There are two main ways to create a state like that: a) uncertainty/forgetfulness about the actual state and b) entanglement.
First uncertainty/
Suppose I prepare a qubit then give it to you. My preparation procedure is as follows: I flip a coin. If the coin lands heads, then I prepare the qubit into the ##|0\rangle## state. If the coin lands tails, then I prepare the qubit into the ##|1\rangle## state. The density matrix for ##|0\rangle## is ##|0\rangle \langle 0| = \begin{bmatrix} 1 & 0 \\ 0 & 0 \end{bmatrix}##. The density matrix for ##|1\rangle## is ##|1\rangle \langle 1| = \begin{bmatrix} 0 & 0 \\ 0 & 1 \end{bmatrix}##. I sent you one density matrix with 50% probability, and the other with 50% probability, so the overall state is ##0.5 \cdot |0\rangle \langle 0| + 0.5 |1\rangle \langle 1| = \begin{bmatrix} 0.5 & 0 \\ 0 & 0.5 \end{bmatrix}##. The maximally mixed state.
There many other probabilistic preparation procedures that prepare a maximally mixed qubit state. Preparing 50% ##\frac{1}{\sqrt 2} |0\rangle + \frac{1}{\sqrt 2} |1\rangle## mixed with 50% ##\frac{1}{\sqrt 2} |0\rangle - \frac{1}{\sqrt 2} |1\rangle##. Picking uniformly at random from a continuous ring around the Bloch sphere. Any combination of states where the probability-weighted sum of their Bloch-sphere coordinates lands you right on the middle.
An even easier method to produce a point at the center of the Bloch sphere is to just measure along an axis perpendicular to the current state, but lose track of the measurement result. Like this:
A good practical example of this kind of measurement is a stray photon bouncing off a qubit in your quantum computer, then heading off into space going one way if the qubit was ##|0\rangle## and some other way if the qubit was ##|1\rangle##. A measurement totally out of your control. But just being forgetful is enough/
Density matrices mix together what you know about the state with what the state actually is. That's why just being forgetful, and not being able to recover from having forgotten, can pull your description of the state towards the center of the Bloch sphere (which is the "no useful information at all about the state" point).
Now entanglement.
Take the density matrix for an entangled state like ##|00\rangle + |11\rangle## and compute the density matrix for when one of the qubits isn't available (i.e. do the partial trace w.r.t. either of the qubits). The remaining density matrix will be the maximally mixed state.
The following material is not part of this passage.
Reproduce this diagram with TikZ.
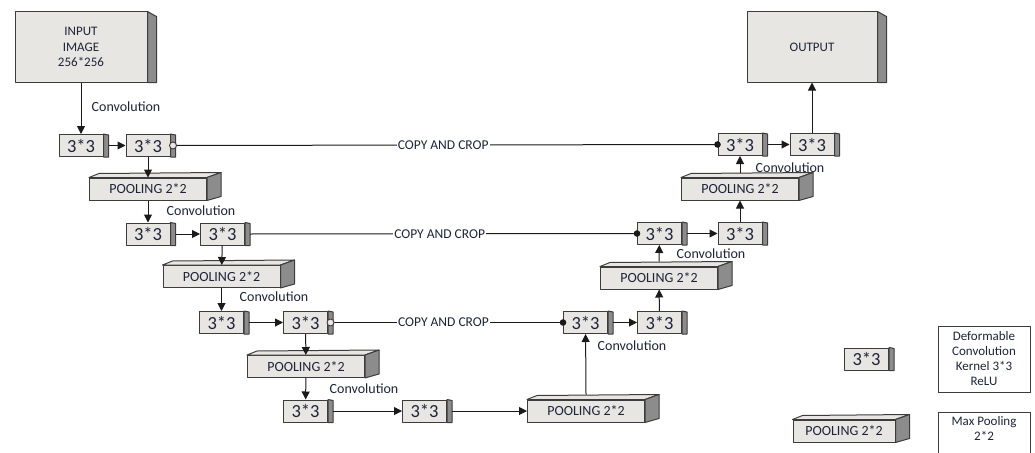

This also allows us to work with quite a simple circuit, but you have to keep in mind that anyone using the second qubit does have a way to get useful information about our state. You can confuse yourself if you start thinking of the first qubit as
literally being in the maximally mixed state, but haven't actually gotten rid of the second qubit. (A similar issue happens in the probabilistic preparation procedure, if I write down the coin flips used to generate the state then later use them to amaze you by predicting measurements better than someone who only knew the preparation procedure could. Entanglement is just easier to get confused about than that; i.e. see
every delayed choice experiment ever)
In the end, unpolarized light could be produced in many, many ways. All that really matters is that when you add up all those ways, tally up all the details you know, you get a point in the middle of the Bloch sphere.